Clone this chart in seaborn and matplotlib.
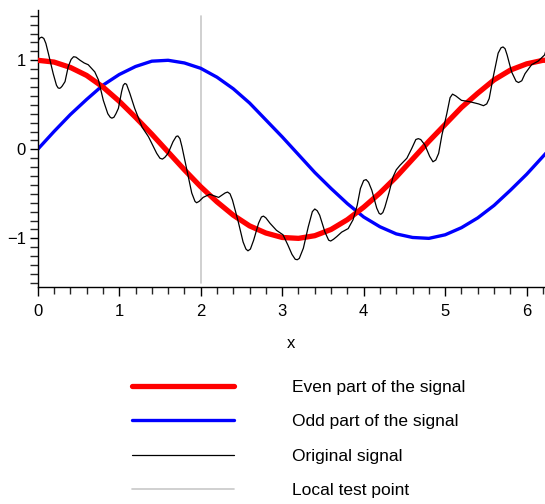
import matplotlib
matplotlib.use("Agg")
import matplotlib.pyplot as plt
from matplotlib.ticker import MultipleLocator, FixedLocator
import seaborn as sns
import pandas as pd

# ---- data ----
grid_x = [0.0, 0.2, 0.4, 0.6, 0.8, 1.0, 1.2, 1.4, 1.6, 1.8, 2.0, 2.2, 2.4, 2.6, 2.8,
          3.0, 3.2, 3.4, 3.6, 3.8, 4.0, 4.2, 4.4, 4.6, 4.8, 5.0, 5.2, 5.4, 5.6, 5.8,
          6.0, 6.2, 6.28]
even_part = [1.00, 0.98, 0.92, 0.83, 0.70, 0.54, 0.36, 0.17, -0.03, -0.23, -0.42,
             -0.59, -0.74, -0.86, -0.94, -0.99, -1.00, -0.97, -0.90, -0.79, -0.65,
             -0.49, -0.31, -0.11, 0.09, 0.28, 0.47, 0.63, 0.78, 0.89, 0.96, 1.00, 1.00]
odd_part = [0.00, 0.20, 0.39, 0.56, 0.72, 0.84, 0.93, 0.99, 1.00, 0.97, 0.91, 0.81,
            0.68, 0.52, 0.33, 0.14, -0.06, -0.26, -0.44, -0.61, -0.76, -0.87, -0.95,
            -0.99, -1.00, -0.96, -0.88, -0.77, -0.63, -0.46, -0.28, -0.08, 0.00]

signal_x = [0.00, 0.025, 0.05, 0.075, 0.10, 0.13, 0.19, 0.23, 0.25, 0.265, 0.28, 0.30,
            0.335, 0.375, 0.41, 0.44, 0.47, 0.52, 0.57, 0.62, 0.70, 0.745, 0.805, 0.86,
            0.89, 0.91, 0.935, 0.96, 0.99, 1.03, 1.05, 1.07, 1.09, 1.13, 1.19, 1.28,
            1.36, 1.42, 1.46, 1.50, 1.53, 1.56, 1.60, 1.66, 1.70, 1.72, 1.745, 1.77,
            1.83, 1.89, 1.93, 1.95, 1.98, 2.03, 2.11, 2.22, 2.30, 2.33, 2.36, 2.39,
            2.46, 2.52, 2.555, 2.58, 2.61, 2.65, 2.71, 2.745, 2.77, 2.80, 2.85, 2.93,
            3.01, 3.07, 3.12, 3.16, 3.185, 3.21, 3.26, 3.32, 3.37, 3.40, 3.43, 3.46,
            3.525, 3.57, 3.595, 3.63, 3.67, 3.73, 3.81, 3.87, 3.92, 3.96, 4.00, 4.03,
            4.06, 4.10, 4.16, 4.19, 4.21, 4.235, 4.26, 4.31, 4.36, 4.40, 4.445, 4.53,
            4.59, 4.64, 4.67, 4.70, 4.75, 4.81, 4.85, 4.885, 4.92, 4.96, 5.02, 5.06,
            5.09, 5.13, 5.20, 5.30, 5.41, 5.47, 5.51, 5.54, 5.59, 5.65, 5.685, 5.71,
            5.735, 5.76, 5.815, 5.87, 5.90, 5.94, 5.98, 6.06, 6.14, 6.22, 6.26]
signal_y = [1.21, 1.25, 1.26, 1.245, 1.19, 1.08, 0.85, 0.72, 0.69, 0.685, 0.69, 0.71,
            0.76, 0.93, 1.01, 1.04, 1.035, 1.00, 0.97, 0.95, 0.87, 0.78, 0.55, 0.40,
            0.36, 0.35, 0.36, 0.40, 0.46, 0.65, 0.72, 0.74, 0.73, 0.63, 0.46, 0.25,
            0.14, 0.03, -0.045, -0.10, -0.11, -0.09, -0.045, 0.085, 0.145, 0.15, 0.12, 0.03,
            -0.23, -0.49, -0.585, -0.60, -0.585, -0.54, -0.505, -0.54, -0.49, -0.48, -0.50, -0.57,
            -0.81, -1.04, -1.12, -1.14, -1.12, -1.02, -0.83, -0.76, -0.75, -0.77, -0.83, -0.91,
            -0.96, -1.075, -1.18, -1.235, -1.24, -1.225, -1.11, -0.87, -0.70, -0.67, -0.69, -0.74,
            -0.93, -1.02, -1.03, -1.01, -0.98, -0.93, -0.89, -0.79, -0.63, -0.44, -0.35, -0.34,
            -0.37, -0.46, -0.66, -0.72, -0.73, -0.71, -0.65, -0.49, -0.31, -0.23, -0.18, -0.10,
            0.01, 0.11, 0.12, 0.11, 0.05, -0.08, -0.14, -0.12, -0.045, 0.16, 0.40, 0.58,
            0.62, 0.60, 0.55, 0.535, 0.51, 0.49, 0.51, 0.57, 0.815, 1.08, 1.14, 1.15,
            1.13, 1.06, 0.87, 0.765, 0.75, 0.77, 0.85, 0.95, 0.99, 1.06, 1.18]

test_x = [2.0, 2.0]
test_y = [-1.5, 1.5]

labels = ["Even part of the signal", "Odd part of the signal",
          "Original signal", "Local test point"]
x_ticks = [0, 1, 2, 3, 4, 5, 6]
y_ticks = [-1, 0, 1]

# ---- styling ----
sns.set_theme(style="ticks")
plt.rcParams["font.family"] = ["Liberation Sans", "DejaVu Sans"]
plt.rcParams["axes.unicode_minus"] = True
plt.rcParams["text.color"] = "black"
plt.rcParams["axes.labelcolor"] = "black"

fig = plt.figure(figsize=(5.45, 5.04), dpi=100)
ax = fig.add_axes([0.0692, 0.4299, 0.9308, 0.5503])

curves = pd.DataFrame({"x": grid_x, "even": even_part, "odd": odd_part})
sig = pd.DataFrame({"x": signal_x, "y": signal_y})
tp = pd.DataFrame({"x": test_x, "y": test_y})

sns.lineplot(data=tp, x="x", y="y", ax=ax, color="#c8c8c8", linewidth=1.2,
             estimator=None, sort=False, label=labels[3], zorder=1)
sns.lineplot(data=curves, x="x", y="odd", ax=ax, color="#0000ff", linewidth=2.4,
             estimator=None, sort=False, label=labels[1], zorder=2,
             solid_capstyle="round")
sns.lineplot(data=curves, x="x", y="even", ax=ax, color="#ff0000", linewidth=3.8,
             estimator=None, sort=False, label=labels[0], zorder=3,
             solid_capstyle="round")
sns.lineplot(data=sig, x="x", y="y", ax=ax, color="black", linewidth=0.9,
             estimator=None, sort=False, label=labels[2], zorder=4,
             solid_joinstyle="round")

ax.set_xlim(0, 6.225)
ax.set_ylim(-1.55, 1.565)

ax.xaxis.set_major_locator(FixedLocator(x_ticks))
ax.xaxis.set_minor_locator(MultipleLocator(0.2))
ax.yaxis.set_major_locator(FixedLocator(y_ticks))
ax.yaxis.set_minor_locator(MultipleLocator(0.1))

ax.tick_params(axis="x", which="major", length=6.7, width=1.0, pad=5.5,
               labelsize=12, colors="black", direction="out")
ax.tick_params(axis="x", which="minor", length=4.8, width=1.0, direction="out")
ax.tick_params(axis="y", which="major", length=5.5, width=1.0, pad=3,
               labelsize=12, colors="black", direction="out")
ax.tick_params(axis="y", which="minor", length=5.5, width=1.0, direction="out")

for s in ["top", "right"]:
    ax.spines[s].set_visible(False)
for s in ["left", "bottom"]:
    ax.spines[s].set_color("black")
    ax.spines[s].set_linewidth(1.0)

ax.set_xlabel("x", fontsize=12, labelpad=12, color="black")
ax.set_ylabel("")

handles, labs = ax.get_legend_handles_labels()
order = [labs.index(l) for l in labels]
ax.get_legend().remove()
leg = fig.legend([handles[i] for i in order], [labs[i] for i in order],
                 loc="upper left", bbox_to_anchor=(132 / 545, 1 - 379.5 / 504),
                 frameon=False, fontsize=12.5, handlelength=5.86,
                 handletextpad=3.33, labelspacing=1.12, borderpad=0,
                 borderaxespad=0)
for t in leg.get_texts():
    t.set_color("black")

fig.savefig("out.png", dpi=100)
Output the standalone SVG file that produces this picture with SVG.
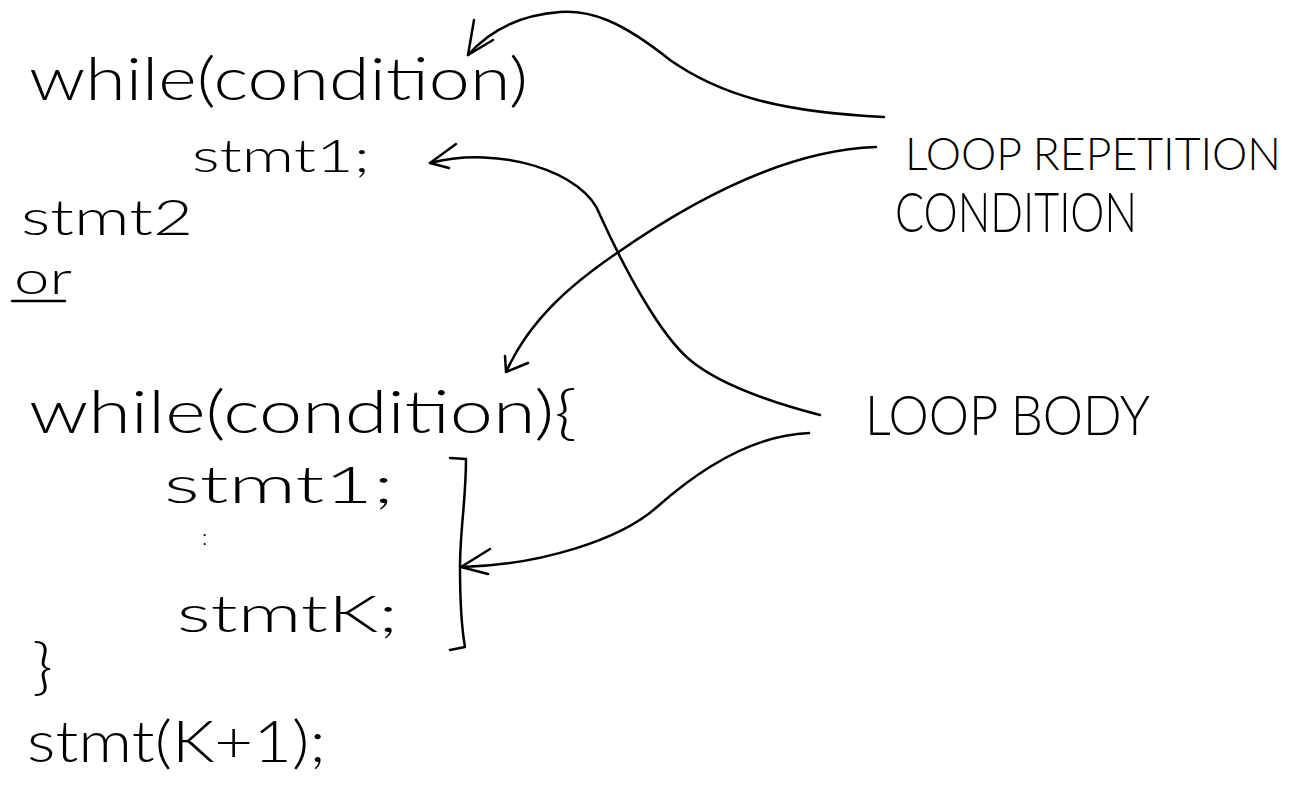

★ ★ ★ ★

### EXERCISE DETAILS
Exactly as written, please give again the lines from the beginning of the listing through the line containing "-0.28, -0.08, 0.00]", inclusive, without any pictures.

### EXERCISE OUTPUT
Clone this chart in seaborn and matplotlib.
import matplotlib
matplotlib.use("Agg")
import matplotlib.pyplot as plt
from matplotlib.ticker import MultipleLocator, FixedLocator
import seaborn as sns
import pandas as pd

# ---- data ----
grid_x = [0.0, 0.2, 0.4, 0.6, 0.8, 1.0, 1.2, 1.4, 1.6, 1.8, 2.0, 2.2, 2.4, 2.6, 2.8,
          3.0, 3.2, 3.4, 3.6, 3.8, 4.0, 4.2, 4.4, 4.6, 4.8, 5.0, 5.2, 5.4, 5.6, 5.8,
          6.0, 6.2, 6.28]
even_part = [1.00, 0.98, 0.92, 0.83, 0.70, 0.54, 0.36, 0.17, -0.03, -0.23, -0.42,
             -0.59, -0.74, -0.86, -0.94, -0.99, -1.00, -0.97, -0.90, -0.79, -0.65,
             -0.49, -0.31, -0.11, 0.09, 0.28, 0.47, 0.63, 0.78, 0.89, 0.96, 1.00, 1.00]
odd_part = [0.00, 0.20, 0.39, 0.56, 0.72, 0.84, 0.93, 0.99, 1.00, 0.97, 0.91, 0.81,
            0.68, 0.52, 0.33, 0.14, -0.06, -0.26, -0.44, -0.61, -0.76, -0.87, -0.95,
            -0.99, -1.00, -0.96, -0.88, -0.77, -0.63, -0.46, -0.28, -0.08, 0.00]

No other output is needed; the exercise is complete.